Even if we assume that print is about to die, that it is inevitable and the most we can do is make our peace with the oncoming new technology, there are still things we can and must do to ensure that it doesn’t impoverish our society by taking literate expression with it. As McGuire says:
We need paper books to endure. Every one of us, if we can log onto this site and look at this entry, is a “have” from the perspective of a kid living in an apartment with cockroaches in the walls and junkies in the unit beneath them. A lot of the time, the arguments about the coming ebook revolution forget that the “have nots” also exist, and that we need to take care of them. (emphasis in original)
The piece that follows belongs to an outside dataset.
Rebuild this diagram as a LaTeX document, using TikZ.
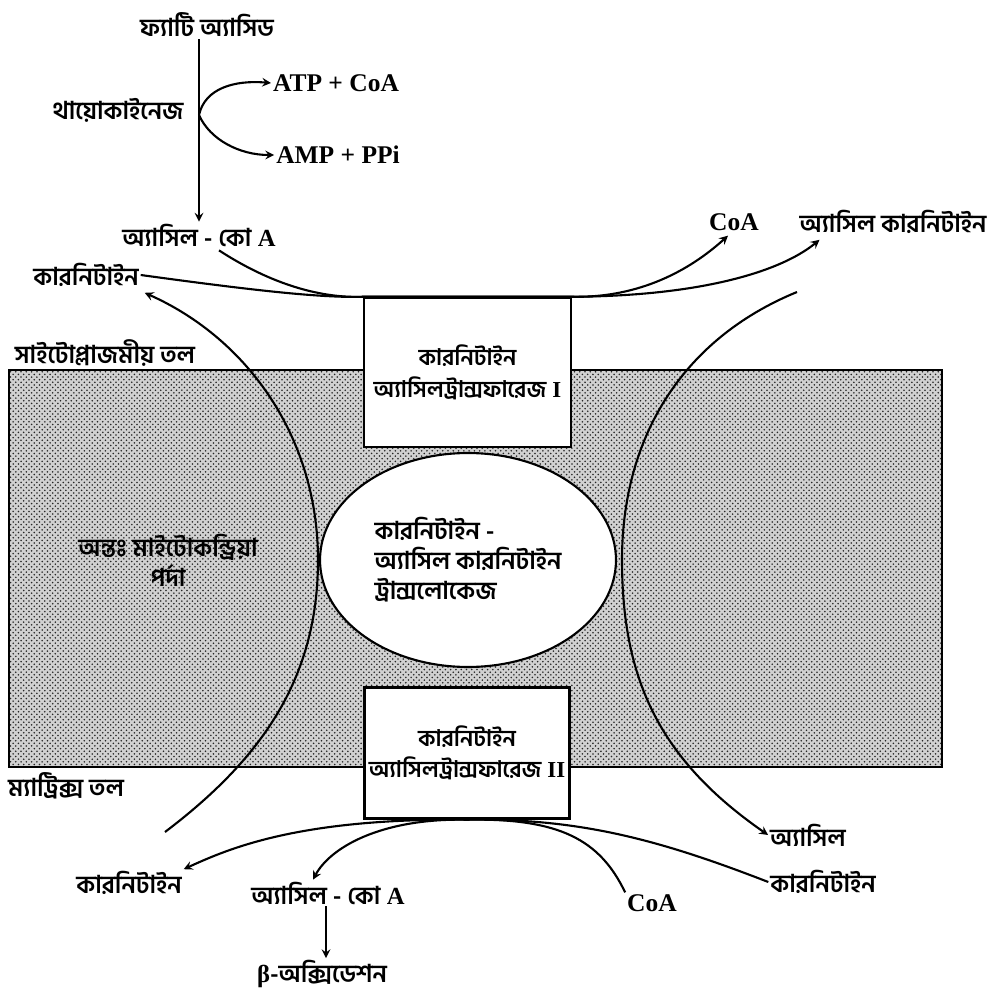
\documentclass[tikz,border=0pt]{standalone}
\usepackage{fontspec}
\setmainfont{Liberation Serif}
\newfontfamily\bn[Script=Bengali]{Hind Siliguri}
\usetikzlibrary{patterns,calc,shapes.geometric}
\begin{document}
\begin{tikzpicture}[>=stealth,x=0.02cm,y=-0.02cm,
  bntxt/.style={font=\bn\fontsize{14}{17}\selectfont\bfseries,inner sep=1pt},
  latxt/.style={font=\fontsize{14.5}{17}\selectfont\bfseries,inner sep=1pt},
  enzbox/.style={draw,line width=1.4pt,fill=white,align=center,bntxt,
    font=\bn\fontsize{13}{18}\selectfont\bfseries},
  transell/.style={ellipse,draw,line width=1.2pt,fill=white,align=left,bntxt,
    minimum width=5.92cm,minimum height=4.28cm},
  flow/.style={line width=1.2pt}]
\useasboundingbox (0,0) rectangle (991,999);
% পর্দা
\fill[black!18] (9,370) rectangle (942,767);
\fill[pattern=crosshatch dots,pattern color=black!85] (9,370) rectangle (942,767);
\draw[line width=1.4pt] (9,370) rectangle (942,767);
% উপরের অংশ
\node[bntxt] (fatty) at (207,25) {ফ্যাটি অ্যাসিড};
\node[bntxt] (thio) at (118,110) {থায়োকাইনেজ};
\node[latxt] (atp) at (336,83) {ATP + CoA};
\node[latxt] (amp) at (338,155) {AMP + PPi};
\node[bntxt] (acoaT) at (199,235) {অ্যাসিল - কো \textrm{A}};
\node[bntxt] (carnT) at (86,275) {কারনিটাইন};
\node[latxt] (coaT) at (734,222) {CoA};
\node[bntxt] (acarnT) at (893,222) {অ্যাসিল কারনিটাইন};
\node[bntxt] (cyto) at (105,353) {সাইটোপ্লাজমীয় তল};
\node[bntxt,align=center] (inner) at (168,560) {অন্তঃ মাইটোকন্ড্রিয়া\\পর্দা};
\node[bntxt] (matrix) at (66,786) {ম্যাট্রিক্স তল};
% নিচের অংশ
\node[bntxt] (carnB) at (129,883) {কারনিটাইন};
\node[bntxt] (acoaB) at (328,893) {অ্যাসিল - কো \textrm{A}};
\node[bntxt] (beta) at (322,974) {\textrm{β}-অক্সিডেশন};
\node[latxt] (coaB) at (652,903) {CoA};
\node[bntxt] (carnB2) at (823,882) {কারনিটাইন};
\node[bntxt] (acyl) at (808,835) {অ্যাসিল};
% থায়োকাইনেজ ধাপ
\draw[flow,->] (acoaT |- fatty.south) -- (acoaT.north);
\coordinate (split) at (199,115);
\draw[flow,->] (split) .. controls (205,88) and (235,80) .. (atp.west);
\draw[flow,->] (split) .. controls (210,140) and (240,155) .. (amp.west);
% পর্দার ভিতর দিয়ে
\coordinate (lfoot) at (165,832);
\coordinate (rtop) at (797,292);
\draw[flow,->] (lfoot) .. controls (260,760) and (318,680) .. (318,560)
  .. controls (318,440) and (250,340) .. ($(carnT.south east)+(4,4)$);
\draw[flow,->] (rtop) .. controls (680,340) and (622,440) .. (622,560)
  .. controls (622,680) and (660,760) .. (acyl.west);
% এনজাইম
\node[enzbox,minimum width=4.14cm,minimum height=2.98cm] (cat1) at (467.5,372.5) {কারনিটাইন\\অ্যাসিলট্রান্সফারেজ \textrm{I}};
\node[transell] (trans) at (468,560) {কারনিটাইন -\\অ্যাসিল কারনিটাইন\\ট্রান্সলোকেজ};
\node[enzbox,minimum width=4.1cm,minimum height=2.62cm] (cat2) at (467,753) {কারনিটাইন\\অ্যাসিলট্রান্সফারেজ \textrm{II}};
% বিক্রিয়া I
\draw[flow,->] ($(acoaT.south)+(20,2)$) .. controls (280,290) and (330,298) .. (cat1.north west)
  -- (cat1.north east) .. controls (640,298) and (690,270) .. ($(coaT.south)+(-6,3)$);
\draw[flow,->] (carnT.east) .. controls (250,290) and (320,298) .. (cat1.north west)
  -- (cat1.north east) .. controls (700,296) and (780,272) .. ($(acarnT.south west)+(22,4)$);
% বিক্রিয়া II
\draw[flow,->] (coaB.north west) .. controls (600,840) and (560,818) .. (cat2.south)
  .. controls (380,818) and (330,848) .. ($(acoaB.north)+(-15,0)$);
\draw[flow,->] (carnB2.west) .. controls (660,840) and (580,818) .. (cat2.south)
  .. controls (300,818) and (230,848) .. (carnB.north east);
\draw[flow,->] ($(acoaB.south)+(-2,0)$) -- ($(beta.north)+(4,0)$);
\end{tikzpicture}
\end{document}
Jennifer Brozek’s “Poverty and Books” covers a lot of the same territory, describing how she got her love of reading and words from library books and second- and third-hand books. Note that Ms. Brozek is now an award-winning author and editor, and like Ms. McGuire, is a rising talent in the genre fiction scene. If we ignore their advice, we risk throwing away 20% — or more — of the next generation of excellent writers.
That’s not a price I want to pay.
Finally, Dreamwidth user Elf points out that the social contract being promoted by e‑book publishers is essentially and profoundly selfish. In “The Selfishness of Ebooks”, she tells a tale that she tags as “potentially triggery for bibliophiles”, which turned out to be a good warning in my (bibliophilic) opinion. Her tale involves something you can mouse over to read, but don’t say you haven’t been warned – stripped of the gruesome details, it involves someone who would habitually destroy books while reading them, obliterating each page as soon as he’d read it. Elf sees a parallel with e‑book publishers’ attempts to ensure that we never, ever share our books with others — we might as well destroy them completely once we’re done with them.
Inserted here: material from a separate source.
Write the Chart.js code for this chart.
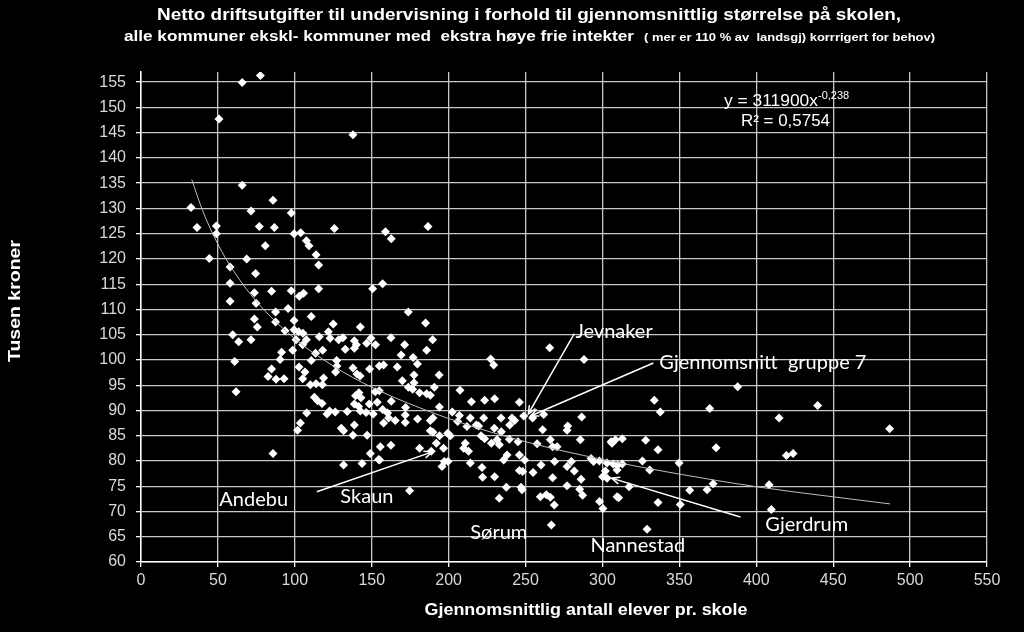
<!DOCTYPE html>
<html>
<head>
<meta charset="utf-8">
<script src="https://cdn.jsdelivr.net/npm/chart.js@4.4.1/dist/chart.umd.min.js"></script>
<style>
  html, body { margin: 0; padding: 0; background: #000; }
  #wrap { width: 1024px; height: 632px; position: relative; }
</style>
</head>
<body>
<div id="wrap"><canvas id="c" width="1024" height="632"></canvas></div>
<script>
// Gjennomsnittlig antall elever pr. skole (x) / netto driftsutgifter, tusen kroner (y)
const elever = [
  77.6, 65.8, 50.7, 137.8, 65.8, 32.5, 85.8, 71.5, 97.7, 36.4, 49.0, 49.0, 76.9, 86.7, 125.7, 99.5, 103.8, 80.8, 107.5, 109.2,
  113.8, 44.4, 68.7, 158.9, 162.7, 186.6,
  57.9, 74.5, 115.5, 57.9, 73.7, 84.9, 97.7, 102.9, 105.7, 115.5, 150.6, 57.9, 74.8, 87.5, 95.6, 110.7, 73.7, 87.5, 99.5, 125.0,
  75.6, 142.6, 93.6, 99.5, 102.5, 105.3, 59.6, 115.9, 121.8, 122.9, 63.5, 71.5, 100.8, 107.5, 105.1, 128.5, 131.3, 138.7, 140.0,
  146.7, 149.5, 152.5, 132.8, 138.7, 91.4, 98.6, 113.5, 118.1, 60.9, 90.4, 110.7, 127.2, 127.4, 137.8, 148.6, 154.9, 84.9, 102.7,
  106.6, 126.5, 140.4, 142.4, 82.6, 87.8, 93.0, 105.1, 118.7, 110.1, 113.8, 117.9, 61.8, 112.7, 114.8, 117.7, 139.5, 141.7, 143.0,
  152.3, 138.7, 141.5, 148.4, 153.6, 107.7, 120.9, 122.6, 126.3, 134.1, 142.6, 146.3, 151.0,
  103.6, 101.8, 130.2, 131.7, 138.7, 137.8, 147.0, 85.8, 149.1, 154.5, 131.7, 143.7,
  157.1, 173.8, 185.0, 162.5, 171.4, 189.6, 169.1, 176.9, 179.7, 185.7, 157.7, 166.6, 177.5, 193.8, 169.9, 177.5, 173.8, 176.6,
  190.7, 181.1, 185.7, 188.1, 154.9, 207.4, 227.3, 229.3, 265.7, 288.0, 162.7, 157.1, 160.3, 172.0, 194.0, 202.4, 214.8, 223.4,
  229.9, 246.0, 261.8, 286.5, 207.0, 214.1, 222.8, 234.1, 241.2, 248.8, 254.6,
  157.7, 161.0, 165.3, 171.8, 171.8, 179.8, 188.1, 189.8, 188.1, 189.8, 194.1, 199.4, 201.1, 205.9, 211.9, 218.0, 219.5, 221.1,
  223.4, 229.7, 234.3, 239.7, 242.9, 261.1, 277.4, 277.0, 285.6, 155.6, 162.5, 181.1, 188.7, 192.0, 196.7, 209.8, 212.9, 210.8,
  227.8, 231.5, 233.0, 238.0, 235.8, 239.5, 245.1, 246.0, 249.4, 257.5, 266.1, 267.6, 270.5, 260.1, 268.9, 277.0, 279.8, 281.7,
  286.1, 277.0, 285.2, 287.1, 155.1, 197.2, 199.6, 195.7, 214.1, 221.7, 222.1, 229.9, 246.0, 248.1, 254.9, 267.6, 237.5, 247.1,
  247.7, 259.6, 263.5, 266.1, 268.7, 232.9, 174.6, 266.8, 292.6, 294.2, 298.0, 300.1, 303.0, 298.1, 300.3, 305.6, 308.4, 309.5,
  309.5,
  387.9, 333.7, 337.6, 369.7, 414.8, 439.9, 486.7, 306.2, 312.9, 328.1, 336.1, 373.9, 419.6, 423.9, 303.0, 307.0, 309.9, 312.9,
  326.0, 330.7, 349.8, 301.9, 317.3, 371.9, 368.0, 356.7, 408.3, 310.5, 336.1, 350.6, 409.8, 329.0
];
const utgifter = [
  156.3, 154.9, 147.7, 144.6, 134.6, 130.2, 131.6, 129.5, 129.1, 126.2, 126.5, 125.0, 126.4, 126.2, 126.0, 125.0, 125.2, 122.6, 123.6, 122.6,
  120.8, 120.1, 120.0, 125.4, 124.0, 126.4,
  118.4, 117.1, 118.8, 115.2, 113.3, 113.6, 113.7, 112.6, 113.2, 114.1, 114.1, 111.6, 111.2, 109.5, 110.2, 108.6, 108.1, 107.5, 107.8, 107.1,
  106.5, 106.5, 105.8, 106.0, 105.6, 105.3, 105.0, 104.6, 105.6, 104.3, 103.6, 104.0, 104.0, 104.0, 103.0, 104.0, 104.4, 103.8, 103.0,
  103.3, 104.3, 103.0, 102.1, 102.3, 101.5, 101.9, 101.3, 101.9, 99.7, 100.1, 99.9, 99.9, 98.8, 98.4, 98.2, 98.8, 98.2, 98.6,
  97.6, 97.6, 97.2, 96.8, 96.7, 96.2, 96.3, 96.3, 96.4, 95.1, 95.3, 95.1, 93.7, 92.6, 91.9, 91.4, 92.9, 93.5, 92.5,
  93.7, 91.3, 90.8, 91.3, 91.6, 89.5, 89.3, 89.9, 89.7, 89.8, 89.9, 89.6, 89.3,
  87.5, 86.1, 86.5, 86.0, 87.1, 85.1, 85.1, 81.5, 81.5, 80.3, 79.2, 79.5,
  115.1, 109.5, 107.3, 104.4, 103.0, 104.0, 101.0, 100.5, 99.2, 101.9, 99.0, 98.6, 97.0, 97.0, 95.9, 95.5, 94.6, 94.2,
  94.6, 93.5, 93.3, 93.0, 93.9, 94.0, 100.2, 99.0, 102.4, 100.1, 91.8, 90.2, 89.5, 90.6, 90.7, 89.7, 91.7, 92.0,
  92.3, 91.6, 89.2, 88.7, 89.0, 88.5, 88.5, 88.5, 88.5, 88.9, 88.5,
  87.5, 88.5, 88.0, 89.1, 87.6, 88.3, 88.0, 88.5, 86.0, 85.7, 85.0, 85.5, 85.0, 87.8, 86.8, 87.1, 86.9, 85.0,
  84.4, 86.5, 85.8, 87.1, 88.0, 86.2, 86.9, 86.1, 84.2, 82.8, 83.1, 82.5, 81.9, 83.5, 82.5, 82.5, 81.9, 83.5,
  83.5, 84.2, 83.2, 81.2, 80.2, 84.3, 83.8, 81.2, 80.2, 83.4, 84.2, 82.8, 82.8, 79.2, 79.9, 78.9, 79.9, 78.0,
  76.4, 75.1, 74.4, 73.2, 80.2, 79.9, 79.9, 78.9, 79.6, 78.7, 76.8, 76.9, 78.1, 77.9, 77.7, 76.7, 74.8, 74.8,
  74.3, 72.9, 73.3, 72.8, 71.3, 72.6, 74.1, 67.3, 80.5, 79.9, 80.0, 76.9, 76.6, 72.0, 70.6, 83.8, 84.2, 78.2,
  72.9,
  94.7, 92.0, 89.7, 90.4, 88.5, 91.0, 86.4, 83.5, 84.4, 84.1, 82.2, 82.6, 81.1, 81.5, 79.6, 79.4, 79.2, 79.4,
  80.0, 78.2, 79.6, 78.0, 74.9, 75.5, 74.3, 74.2, 75.3, 72.7, 71.8, 71.4, 70.4, 66.5
];

// Potenstrend y = 311900x^-0,238 (tusen kr), lest av kurven
const trendX = [33, 40, 50, 60, 75, 100, 125, 150, 200, 250, 300, 350, 400, 450, 487];
const trendY = [135.7, 129.6, 122.9, 117.7, 111.6, 104.2, 98.8, 94.6, 88.4, 83.8, 80.3, 77.4, 74.9, 72.9, 71.5];

const xTicks = [0, 50, 100, 150, 200, 250, 300, 350, 400, 450, 500, 550];
const yTicks = [60, 65, 70, 75, 80, 85, 90, 95, 100, 105, 110, 115, 120, 125, 130, 135, 140, 145, 150, 155];

// Kommunenavn i figuren
const noteNames = ['Jevnaker', 'Gjennomsnitt  gruppe 7', 'Andebu', 'Skaun', 'Sørum', 'Nannestad', 'Gjerdrum'];

const TICK_COLOR = '#d9d9d9';
const GRID_COLOR = '#c8c8c8';

// label anchor (left, middle) in data coords + optional pointer line
const notes = [
  { at: [282.4, 105.6], from: [281.7, 105.2], to: [251.8, 89.3] },
  { at: [337.0, 99.4], from: [333.1, 99.4], to: [253.2, 88.9] },
  { at: [50.9, 72.3], from: [114.3, 73.9], to: [189.4, 81.8] },
  { at: [129.6, 72.9] },
  { at: [214.1, 65.8] },
  { at: [292.2, 63.2] },
  { at: [405.9, 67.5], from: [389.7, 68.9], to: [305.8, 76.6] },
];

function fitText(ctx, text, x, y, width, align) {
  const w = ctx.measureText(text).width;
  const s = width ? width / w : 1;
  ctx.save();
  ctx.translate(x, y);
  ctx.scale(s, 1);
  let dx = 0;
  if (align === 'center') dx = -w / 2;
  else if (align === 'right') dx = -w;
  ctx.textAlign = 'left';
  ctx.fillText(text, dx, 0);
  ctx.restore();
}

const textPlugin = {
  id: 'texts',
  afterDatasetsDraw(chart) {
    const ctx = chart.ctx;
    const xs = chart.scales.x, ys = chart.scales.y;
    ctx.save();
    ctx.fillStyle = '#ffffff';
    ctx.textBaseline = 'alphabetic';

    // titles
    ctx.font = 'bold 17px "Liberation Sans", Arial, sans-serif';
    fitText(ctx, 'Netto driftsutgifter til undervisning i forhold til gjennomsnittlig størrelse på skolen,', 529, 20, 744, 'center');
    ctx.font = 'bold 14px "Liberation Sans", Arial, sans-serif';
    fitText(ctx, 'alle kommuner ekskl- kommuner med  ekstra høye frie intekter', 124, 41, 510, 'left');
    ctx.font = 'bold 11px "Liberation Sans", Arial, sans-serif';
    fitText(ctx, '( mer er 110 % av  landsgj) korrrigert for behov)', 644, 41, 291, 'left');

    // axis titles
    ctx.font = 'bold 16px "Liberation Sans", Arial, sans-serif';
    fitText(ctx, 'Gjennomsnittlig antall elever pr. skole', 586, 615, 323, 'center');
    ctx.save();
    ctx.translate(20, 301);
    ctx.rotate(-Math.PI / 2);
    ctx.font = 'bold 17px "Liberation Sans", Arial, sans-serif';
    fitText(ctx, 'Tusen kroner', 0, 0, 122, 'center');
    ctx.restore();

    // trend equation
    ctx.font = '16px "Liberation Sans", Arial, sans-serif';
    fitText(ctx, 'y = 311900x', 724, 106, 94, 'left');
    ctx.font = '11px "Liberation Sans", Arial, sans-serif';
    fitText(ctx, '-0,238', 818, 99, 0, 'left');
    ctx.font = '16px "Liberation Sans", Arial, sans-serif';
    fitText(ctx, 'R² = 0,5754', 741, 126, 89, 'left');

    // name labels with pointers
    ctx.font = '20px Lato, "Open Sans", sans-serif';
    ctx.textBaseline = 'middle';
    ctx.strokeStyle = '#ffffff';
    ctx.lineWidth = 1.5;
    notes.forEach((n, i) => {
      const px = xs.getPixelForValue(n.at[0]);
      const py = ys.getPixelForValue(n.at[1]);
      ctx.fillText(noteNames[i], px, py);
      if (n.from) {
        const x1 = xs.getPixelForValue(n.from[0]), y1 = ys.getPixelForValue(n.from[1]);
        const x2 = xs.getPixelForValue(n.to[0]), y2 = ys.getPixelForValue(n.to[1]);
        ctx.beginPath();
        ctx.moveTo(x1, y1);
        ctx.lineTo(x2, y2);
        const a = Math.atan2(y2 - y1, x2 - x1);
        const L = 9;
        ctx.moveTo(x2 - L * Math.cos(a - 0.4), y2 - L * Math.sin(a - 0.4));
        ctx.lineTo(x2, y2);
        ctx.lineTo(x2 - L * Math.cos(a + 0.4), y2 - L * Math.sin(a + 0.4));
        ctx.stroke();
      }
    });
    ctx.restore();
  }
};

const tickFont = { family: '"Liberation Sans", Arial, sans-serif', size: 16 };

new Chart(document.getElementById('c'), {
  type: 'scatter',
  data: {
    datasets: [
      {
        label: 'Kommuner',
        data: elever.map((x, i) => ({ x: x, y: utgifter[i] })),
        pointStyle: 'rectRot',
        pointRadius: 4.5,
        backgroundColor: '#ffffff',
        borderColor: '#ffffff',
        borderWidth: 0,
        order: 2,
      },
      {
        label: 'Trend',
        type: 'line',
        data: trendX.map((x, i) => ({ x: x, y: trendY[i] })),
        showLine: true,
        borderColor: '#bdbdbd',
        borderWidth: 1,
        pointRadius: 0,
        cubicInterpolationMode: 'monotone',
        order: 1,
      },
    ]
  },
  options: {
    responsive: false,
    animation: false,
    layout: { padding: { left: 0, right: 37, top: 72, bottom: 0 } },
    plugins: { legend: { display: false }, tooltip: { enabled: false } },
    scales: {
      x: {
        type: 'linear',
        min: 0, max: 550,
        afterBuildTicks: (s) => { s.ticks = xTicks.map(v => ({ value: v })); },
        afterFit: (s) => { s.height = 70; },
        ticks: { color: TICK_COLOR, font: tickFont, padding: 4, maxRotation: 0 },
        grid: { color: GRID_COLOR, lineWidth: 1.3, tickLength: 5, tickColor: '#ffffff' },
        border: { color: '#ffffff', width: 1.5 },
      },
      y: {
        min: 60, max: 157,
        afterBuildTicks: (s) => { s.ticks = yTicks.map(v => ({ value: v })); },
        afterFit: (s) => { s.width = 141; },
        ticks: { color: TICK_COLOR, font: tickFont, padding: 10 },
        grid: { color: GRID_COLOR, lineWidth: 1.3, tickLength: 5, tickColor: '#ffffff' },
        border: { color: '#ffffff', width: 1.5 },
      },
    },
  },
  plugins: [textPlugin],
});
</script>
</body>
</html>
Read it. Read it again if you want. Download & read it later, on a different device. But don’t pass it on. As soon as you’re done with it — forever-and-truly done, never going to read that book again (and really, how many times am I going to re-read Harlequin romances)… destroy it. Delete that file, blank that space on the memory card. (emphasis in original)
Elf’s basic point, and it’s one I can’t find any flaw in, is: “Books are social. Ebooks are selfish.”
In the online version of Little Brother, in the section called, “The Copyright Thing”, Cory Doctorow writes: “I recently saw Neil Gaiman give a talk at which someone asked him how he felt about piracy of his books. He said, “Hands up in the audience if you discovered your favorite writer for free — because someone loaned you a copy, or because someone gave it to you? Now, hands up if you found your favorite writer by walking into a store and plunking down cash.” Overwhelmingly, the audience said that they’d discovered their favorite writers for free, on a loan or as a gift.” Again, books are social: We don’t just read them, we also want to share them with others.
E‑books and readers have many wonderful features, from easily-enlargeable text for people with poor eyesight to a lightweight form factor that makes it so people with weak wrists or arthritis can absorb the latest Neal Stephenson tome without struggling with a door-stopping hardback edition. Oh, and of course it’s easier to Ctrl‑F the thing to find text you’re specifically looking for.
But what are we giving up? And, more importantly, is there any reason why we have to give it up? Or are we just getting herded along by circumstances, and forgetting to actually look at where we’re going, and exert some decision-making willpower of our own?
We have the power to decide what kind of future we want. But we have to stop and think long enough to use it. McGuire and Elf have been doing some thinking, and the points they make are important ones.